I started classes for the men. I could train a sizable number of them on MS Office, especially on Power Point and MS Word. These men were also groomed on troubleshooting the computers. The batches which were taken for hardware maintenance underwent detailed training on computer repairs including software upgrades and installation. Detailed training was conducted for repairs of dot matrix printer including printer heads.
This vision which Col Nehru had was well understood by me after I moved to EME and realised that the Computer Repair Centre of EME is located far from the unit location and it makes long breakdown periods of equipment for units. Col Nehru had developed expertise to reduce or eliminate this breakdown period whereby enhancing the efficiency of the unit. I also realized that the state of maintenance of transport and maintenance of generators of the unit was also excellent considering the tough terrain.
I highlight these points because most of the attachment officers are provided with most difficult of infantry tasks which neither benefit the attaché nor the unit. Col Nehru was able to extract the benefits from my knowledge as well as developed my understanding of the issues faced by infantry units deployed in such inhospitable terrains (similar to Kargil). A true leader works with vision and not out of vengeance or prejudice.
Work with Brigade HQ
Col Nehru also gave me the opportunity to work as Staff Captain with Brigade Head Quarters. This was a prized appointment and most of my colleagues wanted to be nominated for this opportunity (there were no 4:00 AM patrols!). My nomination was a surprise to most of them, but Col Nehru had a vision in doing so. I learnt planning of logistics and delivery of rations at remotest of locations. I also got the opportunity to be liaison officer between Army and the Civil authorities. I represented the Brigade for arrangements of Tawang Festival. I developed as an officer as well as a person. I participated in war games as organiser and could assist my unit in preparation for the same.
9 months passed and every day was a learning experience for me.
Marriage-Recall from Leave
In December of 2001, I requested Col Nehru for permission to get married. He gave his blessings and I moved for my wedding to Aurangabad.
This was the time when Indian Parliament suffered terrorist attack and army received orders to mobilize for probable encounter with Pakistani forces on the Western front. I too received telegram to re-join the unit with immediate effect informing me of cancellation of my leave. This day was the day of my wedding. My father didn’t inform me the same on the day of my wedding but asked my wife to be a brave and strong lady and informed this recall to me. I was prepared and happy to have been recalled but my wife was all in tears. I was the first person in her life and family who belonged to the forces and she was terrified by this news. I could calm her down and explained to her that war necessarily does not mean death and if I die that will be as a martyr. She was not still convinced or at peace but could calm down a bit.

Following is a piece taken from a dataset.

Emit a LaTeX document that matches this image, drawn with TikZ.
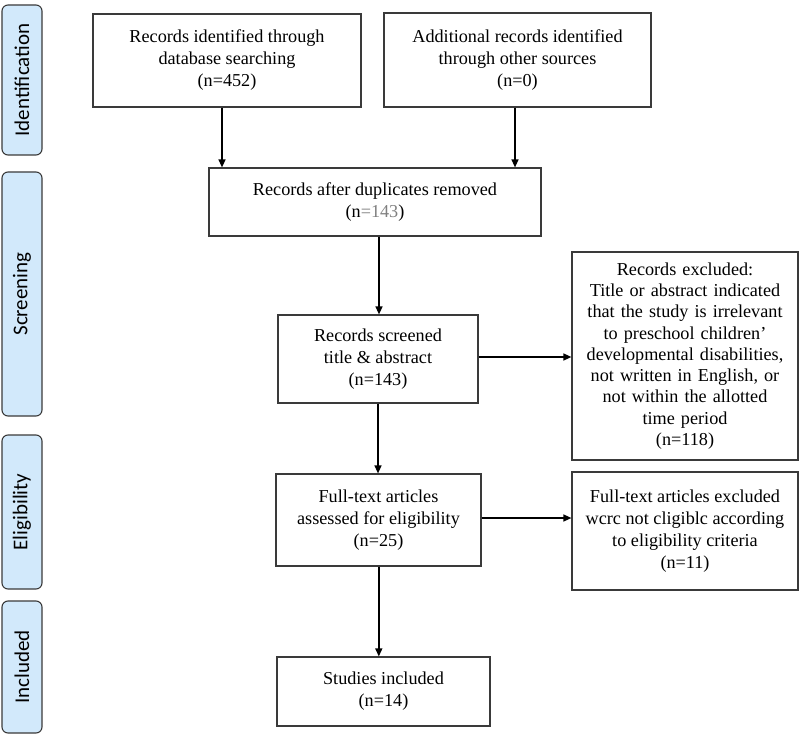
\documentclass[tikz,border=0pt]{standalone}
\usepackage{fontspec}
\setmainfont{Liberation Serif}
\newfontfamily\labfont{Carlito}
\usetikzlibrary{arrows.meta}
\definecolor{labfill}{HTML}{D2E9FB}
\definecolor{boxline}{HTML}{3A3A3A}
\tikzset{
  flowbox/.style={draw=boxline, line width=1.2pt, fill=white, align=center, inner sep=2pt,
    font=\fontsize{18.2}{22}\selectfont},
  phase/.style={draw=boxline, line width=1.1pt, fill=labfill, rounded corners=6pt,
    minimum width=40pt, rotate=90, font=\labfont\fontsize{21}{24}\selectfont},
  arr/.style={line width=1.4pt, -{Triangle[length=8pt,width=7pt]}}
}
\begin{document}
\begin{tikzpicture}[x=1pt,y=-1pt]
\useasboundingbox (0,0) rectangle (800,735);
% phase labels
\node[phase, minimum width=150pt, minimum height=40pt] (p1) at (22,80) {Identification};
\node[phase, minimum width=244pt, minimum height=40pt] (p2) at (22,294) {Screening};
\node[phase, minimum width=154pt, minimum height=40pt] (p3) at (22,512) {Eligibility};
\node[phase, minimum width=132pt, minimum height=40pt] (p4) at (22,667) {Included};
% boxes
\node[flowbox, minimum width=268pt, minimum height=93pt] (b1) at (227,60.5)
  {Records identified through\\database searching\\(n=452)};
\node[flowbox, minimum width=267pt, minimum height=94pt] (b2) at (517.5,60)
  {Additional records identified\\through other sources\\(n=0)};
\node[flowbox, minimum width=332pt, minimum height=68pt] (b3) at (375,202)
  {Records after duplicates removed\\(n{\color{gray}=143})};
\node[flowbox, minimum width=200pt, minimum height=88pt] (b4) at (378,359)
  {Records screened\\title \& abstract\\(n=143)};
\node[flowbox, minimum width=226pt, minimum height=208pt, text width=220pt,
  font=\fontsize{18.2}{21.3}\selectfont] (b5) at (685,356)
  {Records excluded:\\Title or abstract indicated\\that the study is irrelevant\\to preschool children'\\developmental disabilities,\\not written in English, or\\not within the allotted\\time period\\(n=118)};
\node[flowbox, minimum width=205pt, minimum height=92pt] (b6) at (378.5,520)
  {Full-text articles\\assessed for eligibility\\(n=25)};
\node[flowbox, minimum width=226pt, minimum height=118pt] (b7) at (685,531)
  {Full-text articles excluded\\wcrc not cligiblc according\\to eligibility criteria\\(n=11)};
\node[flowbox, minimum width=213pt, minimum height=69pt] (b8) at (383.5,691.5)
  {Studies included\\(n=14)};
% connectors
\draw[arr] ([xshift=-5pt]b1.south) -- ([xshift=-5pt]b1.south |- b3.north);
\draw[arr] ([xshift=-2.5pt]b2.south) -- ([xshift=-2.5pt]b2.south |- b3.north);
\draw[arr] ([xshift=4pt]b3.south) -- ([xshift=4pt]b3.south |- b4.north);
\draw[arr] ([yshift=2pt]b4.east) -- ([yshift=2pt]b4.east -| b5.west);
\draw[arr] (b4.south) -- (b4.south |- b6.north);
\draw[arr] ([yshift=2pt]b6.east) -- ([yshift=2pt]b6.east -| b7.west);
\draw[arr] ([xshift=0.3pt]b6.south) -- ([xshift=0.3pt]b6.south |- b8.north);
\end{tikzpicture}
\end{document}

My father called up Col Nehru and requested him to grant me a day more with my wife and in turn he will send me by plane whereby effectively making me reach Guwahati on the scheduled time. Col Nehru granted the same and I was able to get one more day with my wife. This attitude of compassion is also a great quality of a leader. He effectively didn’t compromise on duty but still granted me my wish. I still thank him for his magnanimity.
Our unit moved and was stationed at Assam. We took the posts of those who had vacated and moved to the Western front. The movement was called off and we were stationed in Assam for the time being.
Wife Comes to Unit
My wife was always crying on phone and when I mentioned this to Col Nehru, he immediately asked me to call her to the unit location. One month had passed for my marriage and he could see the pain.
He sent me to rear and I received my wife. Fortunately, the unit also moved back the same time. Dining in was organised to receive my wife in the folds of her new family. This decision of Col Nehru made me indebted and if I would have continued with the unit, I would have laid down my life on his instructions. I think this is what is true leadership. A leader who wins over his men and officers to an extent that they are ready to sacrifice themselves with happiness.
He was always a father figure to me even after I moved out of the unit to my parent arm. We enjoyed a bond of love and happiness. Even after 18 years I have happy memories of my stay with 23PUNJAB- my body needs the 4:00 patrols now more than ever! I think Col Nehru would still be starting his day early and be as fit as then!